"We’re on the verge of being the first developed nation where the majority of homicides go uncleared."
Two separate analyses of data released by the FBI has shown that approximately 50 percent of murders in the US in 2020 went unsolved.
According to the New York Post, "Analyses of FBI data show that 71 percent of homicides were deemed solved in 1980 — dropping to only about 50 percent in 2020, the last time the data were compiled."
No publicly accessible government database exists that counts nationwide homicides and whether they go solved or unsolved. Two separate non-profit organizations, the Murder Accountability Project and the Marshall Project, analyzed the data released by the FBI and reached the same conclusion.
The Marshall Project found "About 1 of every 2 murders was solved," in 2020.
Speaking to the Guardian, the founder of the Murder Accountability Project said, "We’re on the verge of being the first developed nation where the majority of homicides go uncleared."

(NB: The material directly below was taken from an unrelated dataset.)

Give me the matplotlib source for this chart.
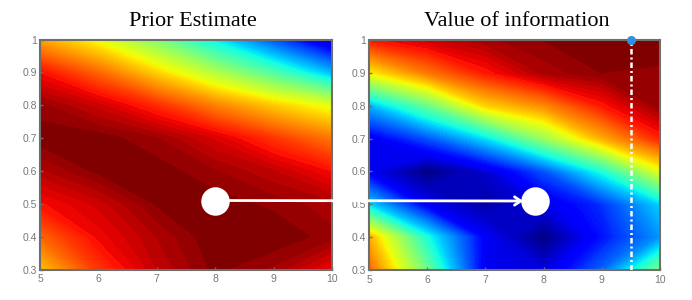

A clearance rate refers to the rate that homicides were solved and not every law enforcement agency uses the same criteria in determining if the case is cleared or not, although a suspect being arrested, charged, and prosecuted is the most ubiquitous criteria.
According to the Blaze, the FBI adds the criteria of "exceptional means" to clearing a case. In these instances they consider a case cleared if the "suspect died, could not be extradited, or prosecutors chose not to press charges," even if there was enough evidence to do so.
A professor at the John Jay College of Criminal Justice, Peter Moskos, told the Marshall Project, "If people criticize the police constantly, it is natural that people would be less willing to talk to police," which would hinder investigations.
On Twitter, Alex Berenson said, "That is a catastrophic failure for decarceration and cashless bail and cannabis legalization and all the other soft-on-crime policies, and the left needs to own it."
Jessica Pizzano of the Survivors of Homicide advocacy group told the Marshall Project, "Is the murderer in my neighborhood? Will I run into them at the grocery store? Or when I’m pumping gas? … These are real fears that families live through."
The Murder Accountability Project chairman Thomas Hargrove said, "The Murder Accountability Project firmly believes declining homicide clearance rates are the result of inadequate allocation of resources — detectives, forensic technicians, crime laboratory capacity, and adequate training of personnel."